CCF: Complementary Collaborative Fusion for Domain Generalized Multi-Modal 3D Object Detection
Abstract
Multi-modal approaches have emerged as a promising paradigm for accurate 3D object detection. However, performance degrades precipitously when deployed in target domains divergent from the training distribution. In this work, we pinpoint two primary culprits: 1) In certain domains, such as nighttime or rainy conditions, one modality experiences significant degradation;2) The LiDAR branch tends to dominate the detection process, resulting in systematic under-exploitation of visual cues and vulnerability when point clouds are compromised. To surmount these impediments, we propose three synergistic innovations. First, Query-Decoupled Loss imparts independent supervisory signals to 2D-only, 3D-only, and fused queries, ensuring equitable gradient propagation and mitigating the image branch's supervisory starvation. Second, LiDAR-Guided Depth Prior augments 2D queries with instance-aware geometric priors via probabilistic depth distribution fusion from the point cloud, enhancing their spatial reasoning.
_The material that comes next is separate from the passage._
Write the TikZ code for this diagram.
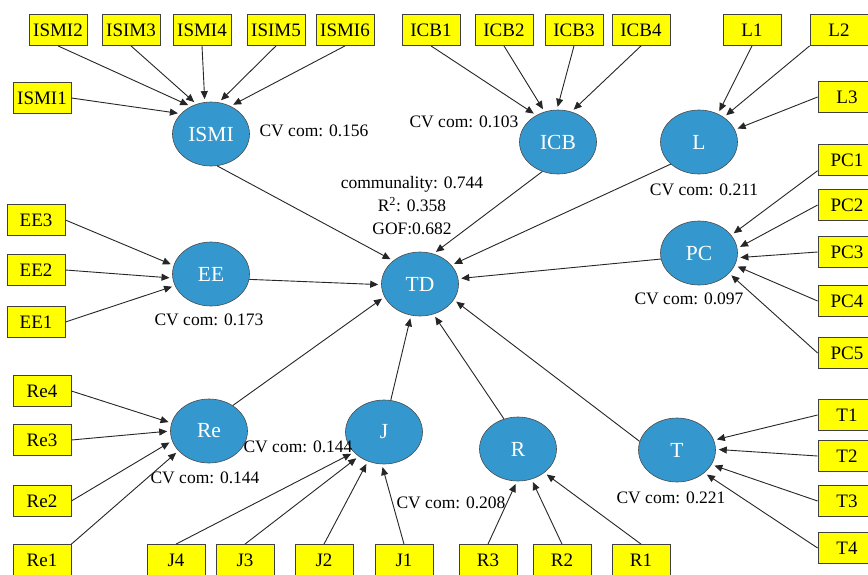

Third, Inconsistent Cross-Modal Masking applies complementary spatial masks to the image and point cloud, simulating modality-specific failures and compelling queries from both modalities to compete within the fused decoder, thereby promoting adaptive fusion and preventing over-reliance on a single sensor.Extensive experiments reveal substantial gains over state-of-the-art baselines, achieving mAP improvements of 2.8, 1.3, and 3.2 on the Rain, Night, and Boston domains, respectively, while preserving competitive source-domain efficacy.